::: Material :::

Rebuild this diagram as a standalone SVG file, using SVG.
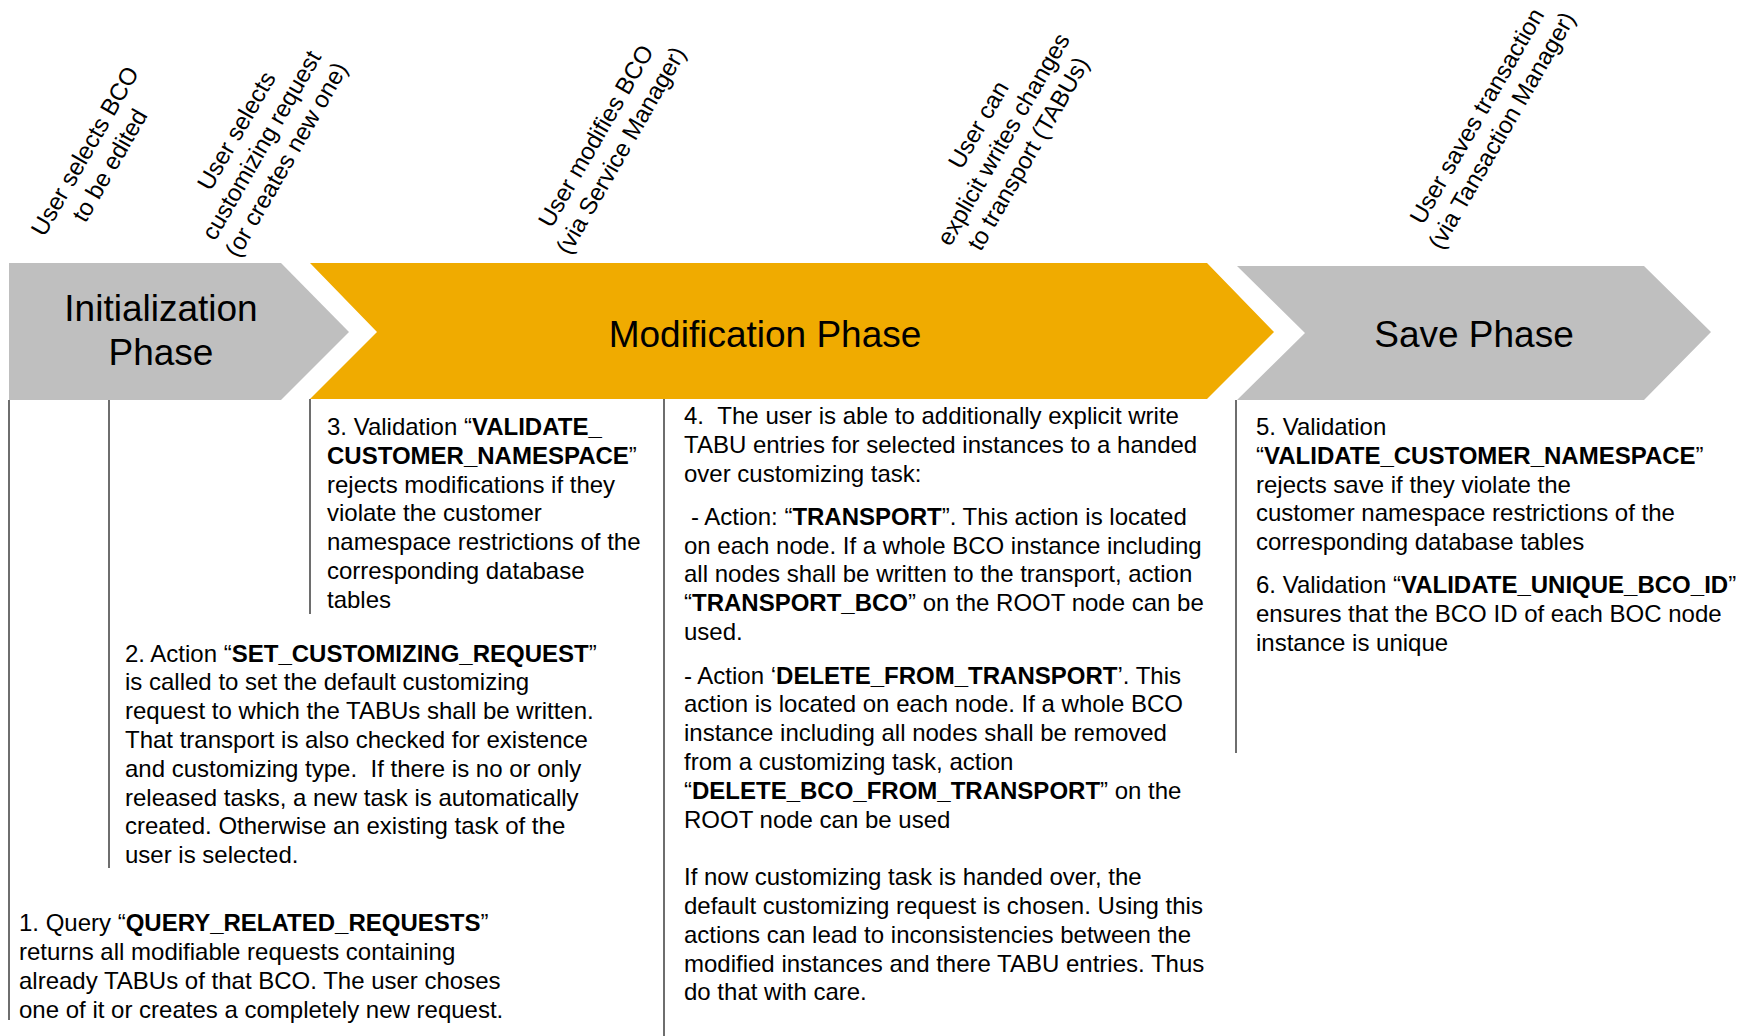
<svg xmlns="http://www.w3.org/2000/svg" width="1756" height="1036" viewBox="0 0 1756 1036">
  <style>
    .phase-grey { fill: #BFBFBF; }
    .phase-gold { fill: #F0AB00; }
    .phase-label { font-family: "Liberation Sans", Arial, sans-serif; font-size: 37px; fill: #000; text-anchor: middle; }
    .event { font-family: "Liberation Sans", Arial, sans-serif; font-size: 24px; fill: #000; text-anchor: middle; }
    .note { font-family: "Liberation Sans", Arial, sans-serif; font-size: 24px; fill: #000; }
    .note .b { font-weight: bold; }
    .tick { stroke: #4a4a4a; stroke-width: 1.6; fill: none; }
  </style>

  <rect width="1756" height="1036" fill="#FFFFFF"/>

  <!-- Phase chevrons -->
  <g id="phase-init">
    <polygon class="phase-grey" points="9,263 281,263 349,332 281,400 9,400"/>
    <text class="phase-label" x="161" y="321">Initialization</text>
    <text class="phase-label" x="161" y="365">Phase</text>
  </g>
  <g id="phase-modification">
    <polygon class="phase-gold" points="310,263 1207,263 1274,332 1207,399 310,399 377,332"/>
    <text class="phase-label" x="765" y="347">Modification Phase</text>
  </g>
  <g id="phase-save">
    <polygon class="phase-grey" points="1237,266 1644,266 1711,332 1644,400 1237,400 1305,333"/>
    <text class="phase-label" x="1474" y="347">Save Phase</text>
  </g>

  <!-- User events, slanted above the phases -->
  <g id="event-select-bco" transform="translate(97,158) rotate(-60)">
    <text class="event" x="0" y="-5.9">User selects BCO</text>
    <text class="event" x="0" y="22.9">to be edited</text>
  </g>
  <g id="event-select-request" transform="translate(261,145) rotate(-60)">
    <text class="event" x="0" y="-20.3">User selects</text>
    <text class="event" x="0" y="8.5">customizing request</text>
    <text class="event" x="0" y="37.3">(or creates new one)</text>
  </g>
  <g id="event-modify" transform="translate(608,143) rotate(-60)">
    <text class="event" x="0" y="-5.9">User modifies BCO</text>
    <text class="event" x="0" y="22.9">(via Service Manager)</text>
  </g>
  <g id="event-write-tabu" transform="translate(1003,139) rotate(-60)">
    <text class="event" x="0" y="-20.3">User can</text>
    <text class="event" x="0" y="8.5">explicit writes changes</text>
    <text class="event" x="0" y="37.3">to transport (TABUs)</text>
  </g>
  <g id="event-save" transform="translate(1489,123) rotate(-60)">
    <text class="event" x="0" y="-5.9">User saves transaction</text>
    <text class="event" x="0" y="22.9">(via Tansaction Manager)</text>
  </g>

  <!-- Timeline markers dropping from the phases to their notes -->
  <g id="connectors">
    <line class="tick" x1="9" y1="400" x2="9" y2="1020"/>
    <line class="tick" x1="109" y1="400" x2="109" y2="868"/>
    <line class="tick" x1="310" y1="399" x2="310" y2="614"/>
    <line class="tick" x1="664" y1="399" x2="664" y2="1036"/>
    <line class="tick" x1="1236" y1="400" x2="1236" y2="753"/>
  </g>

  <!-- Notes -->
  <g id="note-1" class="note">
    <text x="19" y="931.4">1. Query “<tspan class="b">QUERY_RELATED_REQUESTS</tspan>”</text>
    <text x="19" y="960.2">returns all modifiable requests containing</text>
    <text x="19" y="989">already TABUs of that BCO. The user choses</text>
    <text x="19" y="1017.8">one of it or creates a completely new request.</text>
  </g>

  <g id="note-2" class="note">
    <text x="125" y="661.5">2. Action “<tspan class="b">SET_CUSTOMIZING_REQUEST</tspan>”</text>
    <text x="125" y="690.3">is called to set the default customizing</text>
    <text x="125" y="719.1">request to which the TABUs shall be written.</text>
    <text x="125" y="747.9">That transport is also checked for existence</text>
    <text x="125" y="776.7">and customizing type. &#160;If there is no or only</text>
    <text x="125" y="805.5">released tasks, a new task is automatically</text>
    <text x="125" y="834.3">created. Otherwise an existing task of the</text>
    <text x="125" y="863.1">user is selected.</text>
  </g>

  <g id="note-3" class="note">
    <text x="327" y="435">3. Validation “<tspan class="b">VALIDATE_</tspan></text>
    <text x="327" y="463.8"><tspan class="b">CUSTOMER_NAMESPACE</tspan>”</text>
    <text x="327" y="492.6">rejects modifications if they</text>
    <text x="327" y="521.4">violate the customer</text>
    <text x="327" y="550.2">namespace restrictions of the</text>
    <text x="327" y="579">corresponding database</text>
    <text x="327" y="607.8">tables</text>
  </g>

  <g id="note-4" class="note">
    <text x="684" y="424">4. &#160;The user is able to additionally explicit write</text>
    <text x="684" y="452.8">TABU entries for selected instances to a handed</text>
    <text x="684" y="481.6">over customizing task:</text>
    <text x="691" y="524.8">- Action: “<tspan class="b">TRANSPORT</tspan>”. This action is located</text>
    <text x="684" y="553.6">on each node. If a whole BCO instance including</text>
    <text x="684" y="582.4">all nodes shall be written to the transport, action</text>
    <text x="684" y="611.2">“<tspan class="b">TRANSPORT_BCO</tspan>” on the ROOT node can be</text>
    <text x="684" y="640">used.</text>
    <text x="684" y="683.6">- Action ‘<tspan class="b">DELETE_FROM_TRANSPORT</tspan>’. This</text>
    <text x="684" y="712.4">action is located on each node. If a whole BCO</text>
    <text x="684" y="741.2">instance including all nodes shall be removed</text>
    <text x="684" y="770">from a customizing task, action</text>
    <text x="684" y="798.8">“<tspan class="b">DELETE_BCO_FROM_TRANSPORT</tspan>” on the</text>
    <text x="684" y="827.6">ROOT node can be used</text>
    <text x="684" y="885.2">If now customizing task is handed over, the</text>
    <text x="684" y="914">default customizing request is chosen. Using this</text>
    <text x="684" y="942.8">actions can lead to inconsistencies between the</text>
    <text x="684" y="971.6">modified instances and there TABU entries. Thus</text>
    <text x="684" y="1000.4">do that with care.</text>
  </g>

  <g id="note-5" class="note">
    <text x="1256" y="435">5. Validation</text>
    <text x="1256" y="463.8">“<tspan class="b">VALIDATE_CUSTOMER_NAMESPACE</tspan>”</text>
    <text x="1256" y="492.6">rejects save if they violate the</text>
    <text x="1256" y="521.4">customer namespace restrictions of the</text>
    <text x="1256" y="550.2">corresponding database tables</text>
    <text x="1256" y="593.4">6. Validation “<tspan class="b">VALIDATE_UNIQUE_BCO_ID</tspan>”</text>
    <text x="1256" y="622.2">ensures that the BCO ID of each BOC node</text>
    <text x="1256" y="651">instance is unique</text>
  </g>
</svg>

:::

To be done: Transcribe all of the material exactly, leaving out whatever pictures it contains.

Result for this exercise:
Rebuild this diagram as a standalone SVG file, using SVG.
<svg xmlns="http://www.w3.org/2000/svg" width="1756" height="1036" viewBox="0 0 1756 1036">
  <style>
    .phase-grey { fill: #BFBFBF; }
    .phase-gold { fill: #F0AB00; }
    .phase-label { font-family: "Liberation Sans", Arial, sans-serif; font-size: 37px; fill: #000; text-anchor: middle; }
    .event { font-family: "Liberation Sans", Arial, sans-serif; font-size: 24px; fill: #000; text-anchor: middle; }
    .note { font-family: "Liberation Sans", Arial, sans-serif; font-size: 24px; fill: #000; }
    .note .b { font-weight: bold; }
    .tick { stroke: #4a4a4a; stroke-width: 1.6; fill: none; }
  </style>

  <rect width="1756" height="1036" fill="#FFFFFF"/>

  <!-- Phase chevrons -->
  <g id="phase-init">
    <polygon class="phase-grey" points="9,263 281,263 349,332 281,400 9,400"/>
    <text class="phase-label" x="161" y="321">Initialization</text>
    <text class="phase-label" x="161" y="365">Phase</text>
  </g>
  <g id="phase-modification">
    <polygon class="phase-gold" points="310,263 1207,263 1274,332 1207,399 310,399 377,332"/>
    <text class="phase-label" x="765" y="347">Modification Phase</text>
  </g>
  <g id="phase-save">
    <polygon class="phase-grey" points="1237,266 1644,266 1711,332 1644,400 1237,400 1305,333"/>
    <text class="phase-label" x="1474" y="347">Save Phase</text>
  </g>

  <!-- User events, slanted above the phases -->
  <g id="event-select-bco" transform="translate(97,158) rotate(-60)">
    <text class="event" x="0" y="-5.9">User selects BCO</text>
    <text class="event" x="0" y="22.9">to be edited</text>
  </g>
  <g id="event-select-request" transform="translate(261,145) rotate(-60)">
    <text class="event" x="0" y="-20.3">User selects</text>
    <text class="event" x="0" y="8.5">customizing request</text>
    <text class="event" x="0" y="37.3">(or creates new one)</text>
  </g>
  <g id="event-modify" transform="translate(608,143) rotate(-60)">
    <text class="event" x="0" y="-5.9">User modifies BCO</text>
    <text class="event" x="0" y="22.9">(via Service Manager)</text>
  </g>
  <g id="event-write-tabu" transform="translate(1003,139) rotate(-60)">
    <text class="event" x="0" y="-20.3">User can</text>
    <text class="event" x="0" y="8.5">explicit writes changes</text>
    <text class="event" x="0" y="37.3">to transport (TABUs)</text>
  </g>
  <g id="event-save" transform="translate(1489,123) rotate(-60)">
    <text class="event" x="0" y="-5.9">User saves transaction</text>
    <text class="event" x="0" y="22.9">(via Tansaction Manager)</text>
  </g>

  <!-- Timeline markers dropping from the phases to their notes -->
  <g id="connectors">
    <line class="tick" x1="9" y1="400" x2="9" y2="1020"/>
    <line class="tick" x1="109" y1="400" x2="109" y2="868"/>
    <line class="tick" x1="310" y1="399" x2="310" y2="614"/>
    <line class="tick" x1="664" y1="399" x2="664" y2="1036"/>
    <line class="tick" x1="1236" y1="400" x2="1236" y2="753"/>
  </g>

  <!-- Notes -->
  <g id="note-1" class="note">
    <text x="19" y="931.4">1. Query “<tspan class="b">QUERY_RELATED_REQUESTS</tspan>”</text>
    <text x="19" y="960.2">returns all modifiable requests containing</text>
    <text x="19" y="989">already TABUs of that BCO. The user choses</text>
    <text x="19" y="1017.8">one of it or creates a completely new request.</text>
  </g>

  <g id="note-2" class="note">
    <text x="125" y="661.5">2. Action “<tspan class="b">SET_CUSTOMIZING_REQUEST</tspan>”</text>
    <text x="125" y="690.3">is called to set the default customizing</text>
    <text x="125" y="719.1">request to which the TABUs shall be written.</text>
    <text x="125" y="747.9">That transport is also checked for existence</text>
    <text x="125" y="776.7">and customizing type. &#160;If there is no or only</text>
    <text x="125" y="805.5">released tasks, a new task is automatically</text>
    <text x="125" y="834.3">created. Otherwise an existing task of the</text>
    <text x="125" y="863.1">user is selected.</text>
  </g>

  <g id="note-3" class="note">
    <text x="327" y="435">3. Validation “<tspan class="b">VALIDATE_</tspan></text>
    <text x="327" y="463.8"><tspan class="b">CUSTOMER_NAMESPACE</tspan>”</text>
    <text x="327" y="492.6">rejects modifications if they</text>
    <text x="327" y="521.4">violate the customer</text>
    <text x="327" y="550.2">namespace restrictions of the</text>
    <text x="327" y="579">corresponding database</text>
    <text x="327" y="607.8">tables</text>
  </g>

  <g id="note-4" class="note">
    <text x="684" y="424">4. &#160;The user is able to additionally explicit write</text>
    <text x="684" y="452.8">TABU entries for selected instances to a handed</text>
    <text x="684" y="481.6">over customizing task:</text>
    <text x="691" y="524.8">- Action: “<tspan class="b">TRANSPORT</tspan>”. This action is located</text>
    <text x="684" y="553.6">on each node. If a whole BCO instance including</text>
    <text x="684" y="582.4">all nodes shall be written to the transport, action</text>
    <text x="684" y="611.2">“<tspan class="b">TRANSPORT_BCO</tspan>” on the ROOT node can be</text>
    <text x="684" y="640">used.</text>
    <text x="684" y="683.6">- Action ‘<tspan class="b">DELETE_FROM_TRANSPORT</tspan>’. This</text>
    <text x="684" y="712.4">action is located on each node. If a whole BCO</text>
    <text x="684" y="741.2">instance including all nodes shall be removed</text>
    <text x="684" y="770">from a customizing task, action</text>
    <text x="684" y="798.8">“<tspan class="b">DELETE_BCO_FROM_TRANSPORT</tspan>” on the</text>
    <text x="684" y="827.6">ROOT node can be used</text>
    <text x="684" y="885.2">If now customizing task is handed over, the</text>
    <text x="684" y="914">default customizing request is chosen. Using this</text>
    <text x="684" y="942.8">actions can lead to inconsistencies between the</text>
    <text x="684" y="971.6">modified instances and there TABU entries. Thus</text>
    <text x="684" y="1000.4">do that with care.</text>
  </g>

  <g id="note-5" class="note">
    <text x="1256" y="435">5. Validation</text>
    <text x="1256" y="463.8">“<tspan class="b">VALIDATE_CUSTOMER_NAMESPACE</tspan>”</text>
    <text x="1256" y="492.6">rejects save if they violate the</text>
    <text x="1256" y="521.4">customer namespace restrictions of the</text>
    <text x="1256" y="550.2">corresponding database tables</text>
    <text x="1256" y="593.4">6. Validation “<tspan class="b">VALIDATE_UNIQUE_BCO_ID</tspan>”</text>
    <text x="1256" y="622.2">ensures that the BCO ID of each BOC node</text>
    <text x="1256" y="651">instance is unique</text>
  </g>
</svg>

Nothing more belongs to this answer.